— Entries with chart source code —
━━━━

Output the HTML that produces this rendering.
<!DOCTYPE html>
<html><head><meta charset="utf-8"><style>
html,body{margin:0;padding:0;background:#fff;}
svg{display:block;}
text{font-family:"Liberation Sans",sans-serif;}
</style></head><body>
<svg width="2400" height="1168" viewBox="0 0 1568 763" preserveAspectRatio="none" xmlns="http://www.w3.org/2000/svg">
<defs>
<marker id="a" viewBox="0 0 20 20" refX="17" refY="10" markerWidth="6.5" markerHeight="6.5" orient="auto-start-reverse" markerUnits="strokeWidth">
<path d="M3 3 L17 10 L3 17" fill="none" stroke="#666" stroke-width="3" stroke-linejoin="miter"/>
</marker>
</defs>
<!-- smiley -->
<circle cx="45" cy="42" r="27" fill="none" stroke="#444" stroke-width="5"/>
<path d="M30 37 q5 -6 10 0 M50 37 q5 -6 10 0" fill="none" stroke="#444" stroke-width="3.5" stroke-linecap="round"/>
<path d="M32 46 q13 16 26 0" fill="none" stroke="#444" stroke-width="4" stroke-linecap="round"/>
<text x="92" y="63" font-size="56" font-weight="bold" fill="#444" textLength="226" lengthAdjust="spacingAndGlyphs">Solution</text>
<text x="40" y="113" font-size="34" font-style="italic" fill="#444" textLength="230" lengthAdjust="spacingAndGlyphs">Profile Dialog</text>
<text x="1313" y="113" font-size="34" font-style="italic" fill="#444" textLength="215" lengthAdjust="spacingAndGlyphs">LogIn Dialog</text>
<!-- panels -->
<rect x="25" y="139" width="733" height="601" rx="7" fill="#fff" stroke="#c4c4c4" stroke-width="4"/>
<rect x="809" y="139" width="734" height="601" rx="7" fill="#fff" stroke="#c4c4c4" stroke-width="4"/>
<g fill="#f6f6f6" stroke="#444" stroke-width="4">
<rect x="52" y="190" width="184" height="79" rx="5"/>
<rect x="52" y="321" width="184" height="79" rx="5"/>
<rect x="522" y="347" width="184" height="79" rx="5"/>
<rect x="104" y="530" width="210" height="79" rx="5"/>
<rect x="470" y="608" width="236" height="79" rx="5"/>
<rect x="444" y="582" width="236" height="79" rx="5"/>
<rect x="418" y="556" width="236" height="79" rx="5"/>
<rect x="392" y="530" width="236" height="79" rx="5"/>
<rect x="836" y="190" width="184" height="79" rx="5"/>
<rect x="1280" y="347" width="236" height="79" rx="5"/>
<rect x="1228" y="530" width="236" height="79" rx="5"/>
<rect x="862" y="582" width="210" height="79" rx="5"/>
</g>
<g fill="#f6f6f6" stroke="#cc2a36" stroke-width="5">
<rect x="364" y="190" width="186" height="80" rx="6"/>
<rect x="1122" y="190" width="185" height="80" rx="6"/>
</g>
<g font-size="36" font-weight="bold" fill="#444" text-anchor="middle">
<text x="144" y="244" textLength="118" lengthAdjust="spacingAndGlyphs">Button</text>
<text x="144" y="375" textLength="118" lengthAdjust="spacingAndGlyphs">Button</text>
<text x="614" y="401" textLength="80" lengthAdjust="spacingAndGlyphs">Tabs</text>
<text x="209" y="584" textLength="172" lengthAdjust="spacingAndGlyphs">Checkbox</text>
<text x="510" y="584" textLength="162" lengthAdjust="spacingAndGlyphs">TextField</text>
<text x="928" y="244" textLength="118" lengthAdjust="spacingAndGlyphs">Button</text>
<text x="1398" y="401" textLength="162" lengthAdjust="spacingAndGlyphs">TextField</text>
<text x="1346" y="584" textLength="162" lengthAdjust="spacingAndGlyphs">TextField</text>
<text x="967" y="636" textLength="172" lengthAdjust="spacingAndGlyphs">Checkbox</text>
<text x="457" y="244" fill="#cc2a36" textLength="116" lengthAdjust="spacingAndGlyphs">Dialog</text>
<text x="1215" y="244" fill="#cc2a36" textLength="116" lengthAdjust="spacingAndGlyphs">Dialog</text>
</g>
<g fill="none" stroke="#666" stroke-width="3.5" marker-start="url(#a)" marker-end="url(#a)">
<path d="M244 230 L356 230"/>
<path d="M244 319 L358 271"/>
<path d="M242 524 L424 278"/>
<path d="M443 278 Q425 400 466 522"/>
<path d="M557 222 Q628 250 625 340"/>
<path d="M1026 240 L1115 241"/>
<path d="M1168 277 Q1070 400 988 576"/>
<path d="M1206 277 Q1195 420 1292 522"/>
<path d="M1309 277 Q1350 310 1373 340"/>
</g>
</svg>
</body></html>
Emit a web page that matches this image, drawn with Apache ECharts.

━━━━

— Task details —
Copy the records above exactly.

— Written answer —
Output the HTML that produces this rendering.
<!DOCTYPE html>
<html><head><meta charset="utf-8"><style>
html,body{margin:0;padding:0;background:#fff;}
svg{display:block;}
text{font-family:"Liberation Sans",sans-serif;}
</style></head><body>
<svg width="2400" height="1168" viewBox="0 0 1568 763" preserveAspectRatio="none" xmlns="http://www.w3.org/2000/svg">
<defs>
<marker id="a" viewBox="0 0 20 20" refX="17" refY="10" markerWidth="6.5" markerHeight="6.5" orient="auto-start-reverse" markerUnits="strokeWidth">
<path d="M3 3 L17 10 L3 17" fill="none" stroke="#666" stroke-width="3" stroke-linejoin="miter"/>
</marker>
</defs>
<!-- smiley -->
<circle cx="45" cy="42" r="27" fill="none" stroke="#444" stroke-width="5"/>
<path d="M30 37 q5 -6 10 0 M50 37 q5 -6 10 0" fill="none" stroke="#444" stroke-width="3.5" stroke-linecap="round"/>
<path d="M32 46 q13 16 26 0" fill="none" stroke="#444" stroke-width="4" stroke-linecap="round"/>
<text x="92" y="63" font-size="56" font-weight="bold" fill="#444" textLength="226" lengthAdjust="spacingAndGlyphs">Solution</text>
<text x="40" y="113" font-size="34" font-style="italic" fill="#444" textLength="230" lengthAdjust="spacingAndGlyphs">Profile Dialog</text>
<text x="1313" y="113" font-size="34" font-style="italic" fill="#444" textLength="215" lengthAdjust="spacingAndGlyphs">LogIn Dialog</text>
<!-- panels -->
<rect x="25" y="139" width="733" height="601" rx="7" fill="#fff" stroke="#c4c4c4" stroke-width="4"/>
<rect x="809" y="139" width="734" height="601" rx="7" fill="#fff" stroke="#c4c4c4" stroke-width="4"/>
<g fill="#f6f6f6" stroke="#444" stroke-width="4">
<rect x="52" y="190" width="184" height="79" rx="5"/>
<rect x="52" y="321" width="184" height="79" rx="5"/>
<rect x="522" y="347" width="184" height="79" rx="5"/>
<rect x="104" y="530" width="210" height="79" rx="5"/>
<rect x="470" y="608" width="236" height="79" rx="5"/>
<rect x="444" y="582" width="236" height="79" rx="5"/>
<rect x="418" y="556" width="236" height="79" rx="5"/>
<rect x="392" y="530" width="236" height="79" rx="5"/>
<rect x="836" y="190" width="184" height="79" rx="5"/>
<rect x="1280" y="347" width="236" height="79" rx="5"/>
<rect x="1228" y="530" width="236" height="79" rx="5"/>
<rect x="862" y="582" width="210" height="79" rx="5"/>
</g>
<g fill="#f6f6f6" stroke="#cc2a36" stroke-width="5">
<rect x="364" y="190" width="186" height="80" rx="6"/>
<rect x="1122" y="190" width="185" height="80" rx="6"/>
</g>
<g font-size="36" font-weight="bold" fill="#444" text-anchor="middle">
<text x="144" y="244" textLength="118" lengthAdjust="spacingAndGlyphs">Button</text>
<text x="144" y="375" textLength="118" lengthAdjust="spacingAndGlyphs">Button</text>
<text x="614" y="401" textLength="80" lengthAdjust="spacingAndGlyphs">Tabs</text>
<text x="209" y="584" textLength="172" lengthAdjust="spacingAndGlyphs">Checkbox</text>
<text x="510" y="584" textLength="162" lengthAdjust="spacingAndGlyphs">TextField</text>
<text x="928" y="244" textLength="118" lengthAdjust="spacingAndGlyphs">Button</text>
<text x="1398" y="401" textLength="162" lengthAdjust="spacingAndGlyphs">TextField</text>
<text x="1346" y="584" textLength="162" lengthAdjust="spacingAndGlyphs">TextField</text>
<text x="967" y="636" textLength="172" lengthAdjust="spacingAndGlyphs">Checkbox</text>
<text x="457" y="244" fill="#cc2a36" textLength="116" lengthAdjust="spacingAndGlyphs">Dialog</text>
<text x="1215" y="244" fill="#cc2a36" textLength="116" lengthAdjust="spacingAndGlyphs">Dialog</text>
</g>
<g fill="none" stroke="#666" stroke-width="3.5" marker-start="url(#a)" marker-end="url(#a)">
<path d="M244 230 L356 230"/>
<path d="M244 319 L358 271"/>
<path d="M242 524 L424 278"/>
<path d="M443 278 Q425 400 466 522"/>
<path d="M557 222 Q628 250 625 340"/>
<path d="M1026 240 L1115 241"/>
<path d="M1168 277 Q1070 400 988 576"/>
<path d="M1206 277 Q1195 420 1292 522"/>
<path d="M1309 277 Q1350 310 1373 340"/>
</g>
</svg>
</body></html>
Emit a web page that matches this image, drawn with Apache ECharts.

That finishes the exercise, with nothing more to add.